Swedish politician (born 1977)

Sara Johanna Maria Larsson (born 4 January 1977) is a Swedish Sámi politician. She was a member of the Sámi Parliament of Sweden (Sametinget) from 2005 to 2017 and chaired the parliamentary board twice in rotation.

==Early life and education==
Larsson grew up as the child of a reindeer herder family in Klimhpe (Southern Sámi for Klimpfjäll) in the Vilhelmina södra sameby. Larsson was trained as a human ecologist at Luleå University of Technology (LTU) and worked in the administration of Västerbotten County.

==Political career==
Larsson has been politically active since 2001 and became a member of parliament and chairman of the Min Geaidnu party (MG) in 2005. In 2013 she was elected deputy chairman. In 2009, she won one of the three seats for Min Geaidnu. In the Sámi Parliament of Sweden, the Sámediggi in Kiruna, Larsson was chairwoman of the five-member parliamentary board (Swedish: styrelseordförande) from 2009 to May 2010 and from May to November 2011. She received a second mandate for the years 2013 to 2017. In the 2017 election, her party only received a single mandate.

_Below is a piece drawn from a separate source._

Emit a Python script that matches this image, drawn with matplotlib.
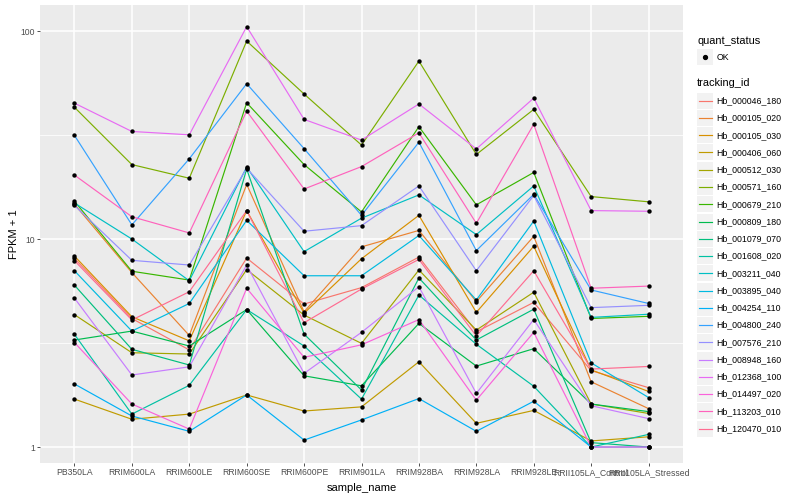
import matplotlib
matplotlib.use("Agg")
import matplotlib.pyplot as plt
from matplotlib.patches import Rectangle
from matplotlib.lines import Line2D

plt.rcParams['font.family'] = ['Liberation Sans', 'DejaVu Sans']

samples = ["PB350LA", "RRIM600LA", "RRIM600LE", "RRIM600SE", "RRIM600PE",
           "RRIM901LA", "RRIM928BA", "RRIM928LA", "RRIM928LE",
           "RRII105LA_Control", "RRII105LA_Stressed"]

tracking_ids = ["Hb_000046_180", "Hb_000105_020", "Hb_000105_030", "Hb_000406_060",
                "Hb_000512_030", "Hb_000571_160", "Hb_000679_210", "Hb_000809_180",
                "Hb_001079_070", "Hb_001608_020", "Hb_003211_040", "Hb_003895_040",
                "Hb_004254_110", "Hb_004800_240", "Hb_007576_210", "Hb_008948_160",
                "Hb_012368_100", "Hb_014497_020", "Hb_113203_010", "Hb_120470_010"]

line_colors = ["#F8766D", "#EA8331", "#D89000", "#C09B00", "#A3A500", "#7CAE00",
               "#39B600", "#00BB4E", "#00BF7D", "#00C1A3", "#00BFC4", "#00BAE0",
               "#00B0F6", "#35A2FF", "#9590FF", "#C77CFF", "#E76BF3", "#FA62DB",
               "#FF62BC", "#FF6C91"]

# FPKM + 1 per sample (order of `samples`)
hb_000046_180 = [8.07, 4.15, 2.93, 8.1, 4.87, 5.84, 8.19, 3.58, 4.96, 2.33, 1.93]
hb_000105_020 = [14.7, 6.9, 3.44, 18.3, 4.47, 9.17, 11.0, 5.0, 10.3, 2.06, 1.53]
hb_000105_030 = [8.28, 4.23, 3.24, 13.7, 4.4, 8.04, 13.0, 4.44, 9.23, 2.35, 1.85]
hb_000406_060 = [1.70, 1.36, 1.44, 1.78, 1.49, 1.56, 2.57, 1.30, 1.50, 1.07, 1.12]
hb_000512_030 = [4.33, 2.84, 2.80, 7.13, 4.31, 3.15, 7.1, 3.65, 5.55, 1.61, 1.45]
hb_000571_160 = [43.0, 22.8, 19.6, 89.5, 49.8, 28.3, 71.7, 25.5, 42.0, 16.0, 15.1]
hb_000679_210 = [15.2, 7.0, 6.35, 45.2, 22.8, 13.5, 34.7, 14.6, 20.9, 4.15, 4.25]
hb_000809_180 = [3.27, 3.61, 3.06, 4.58, 2.2, 1.97, 3.93, 2.45, 2.97, 1.61, 1.48]
hb_001079_070 = [6.0, 2.95, 2.48, 21.7, 3.49, 1.88, 6.5, 3.27, 4.6, 1.05, 1.0]
hb_001608_020 = [3.48, 1.44, 1.98, 4.58, 3.06, 1.70, 5.38, 3.12, 1.96, 1.0, 1.15]
hb_003211_040 = [14.9, 10.0, 6.3, 22.2, 8.7, 12.6, 16.3, 10.5, 18.0, 4.2, 4.35]
hb_003895_040 = [7.04, 3.61, 4.9, 12.3, 6.66, 6.66, 10.4, 5.09, 12.2, 2.54, 1.73]
hb_004254_110 = [2.01, 1.41, 1.19, 1.78, 1.08, 1.35, 1.71, 1.19, 1.66, 1.0, 1.0]
hb_004800_240 = [31.5, 11.7, 24.3, 55.8, 27.2, 13.0, 29.2, 8.8, 16.4, 5.69, 4.9]
hb_007576_210 = [14.5, 7.9, 7.5, 21.9, 10.9, 11.6, 18.0, 7.04, 16.2, 4.68, 4.8]
hb_008948_160 = [5.2, 2.22, 2.43, 7.5, 2.26, 3.56, 5.9, 1.81, 4.1, 1.58, 1.37]
hb_012368_100 = [45.0, 32.9, 31.7, 105.0, 37.6, 29.9, 44.6, 27.1, 47.6, 13.7, 13.6]
hb_014497_020 = [3.18, 1.61, 1.22, 5.8, 2.7, 3.1, 4.1, 1.68, 3.56, 1.0, 1.0]
hb_113203_010 = [20.3, 12.8, 10.7, 41.2, 17.4, 22.3, 32.4, 11.9, 35.6, 5.8, 5.94]
hb_120470_010 = [7.87, 4.08, 5.58, 13.7, 3.96, 5.75, 7.98, 3.42, 7.04, 2.37, 2.44]

series = [hb_000046_180, hb_000105_020, hb_000105_030, hb_000406_060, hb_000512_030,
          hb_000571_160, hb_000679_210, hb_000809_180, hb_001079_070, hb_001608_020,
          hb_003211_040, hb_003895_040, hb_004254_110, hb_004800_240, hb_007576_210,
          hb_008948_160, hb_012368_100, hb_014497_020, hb_113203_010, hb_120470_010]

W, H = 800, 500
fig = plt.figure(figsize=(8, 5), dpi=100)
L, R, T, B = 40, 683, 5, 463
ax = fig.add_axes([L / W, 1 - B / H, (R - L) / W, (B - T) / H])
ax.set_facecolor("#EBEBEB")

x = list(range(len(samples)))
for vals, col in zip(series, line_colors):
    ax.plot(x, vals, color=col, lw=0.85, zorder=2, solid_capstyle='butt')
for vals in series:
    ax.scatter(x, vals, s=10, color="black", zorder=3, linewidths=0, marker='o')

ax.set_yscale("log")
ax.set_ylim(0.838, 133.4)
ax.set_xlim(-0.6, 10.6)
ax.set_yticks([1, 10, 100])
ax.set_yticklabels(["1", "10", "100"])
ax.set_yticks([10 ** 0.5, 10 ** 1.5], minor=True)
ax.yaxis.set_minor_formatter(plt.NullFormatter())
ax.set_xticks(x)
ax.set_xticklabels(samples)
ax.grid(which="major", color="white", lw=1.1, zorder=0)
ax.grid(which="minor", axis="y", color="white", lw=0.55, zorder=0)
ax.set_axisbelow(True)
for s in ax.spines.values():
    s.set_visible(False)
ax.tick_params(axis="both", which="major", length=2.2, width=0.6, color="#333333",
               labelsize=6.2, labelcolor="#4D4D4D", pad=1.5)
ax.tick_params(axis="both", which="minor", length=0)
ax.set_xlabel("sample_name", fontsize=8, labelpad=4)
ax.set_ylabel("FPKM + 1", fontsize=8, labelpad=1)


def fx(px):
    return px / W


def fy(py):
    return 1 - py / H


# legend: quant_status
fig.text(fx(697), fy(41), "quant_status", fontsize=7.9, va="center", ha="left")
fig.add_artist(Rectangle((fx(697), fy(65)), 16 / W, 16 / H, transform=fig.transFigure,
                         facecolor="#F2F2F2", edgecolor="none"))
fig.add_artist(Line2D([fx(705)], [fy(57)], marker='o', markersize=2.8, color="black",
                      linestyle="none", transform=fig.transFigure))
fig.text(fx(717), fy(57), "OK", fontsize=6.3, va="center", ha="left")

# legend: tracking_id
fig.text(fx(697), fy(83.5), "tracking_id", fontsize=7.9, va="center", ha="left")
for i, (name, col) in enumerate(zip(tracking_ids, line_colors)):
    cy = 100.7 + i * 17.26
    fig.add_artist(Rectangle((fx(697), fy(cy + 8)), 16 / W, 16 / H,
                             transform=fig.transFigure, facecolor="#F2F2F2",
                             edgecolor="none"))
    fig.add_artist(Line2D([fx(698.5), fx(711.5)], [fy(cy), fy(cy)], color=col, lw=0.85,
                          transform=fig.transFigure))
    fig.text(fx(716.7), fy(cy), name, fontsize=6.3, va="center", ha="left")

fig.savefig("out.png", dpi=100, facecolor="white")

Christina Åhrén became MP, and Larsson came in fourth place for her party.

As chairwoman of the Swedish parliamentary board, Larsson was president of the Sámi Parliamentary Council (Sámi Parlamentáralaš Rađđi, Samisk parliamentariskt råd, SPR) until 15 April 2010.

==Personal life==
Larsson is married and the mother of three children; she has a sister.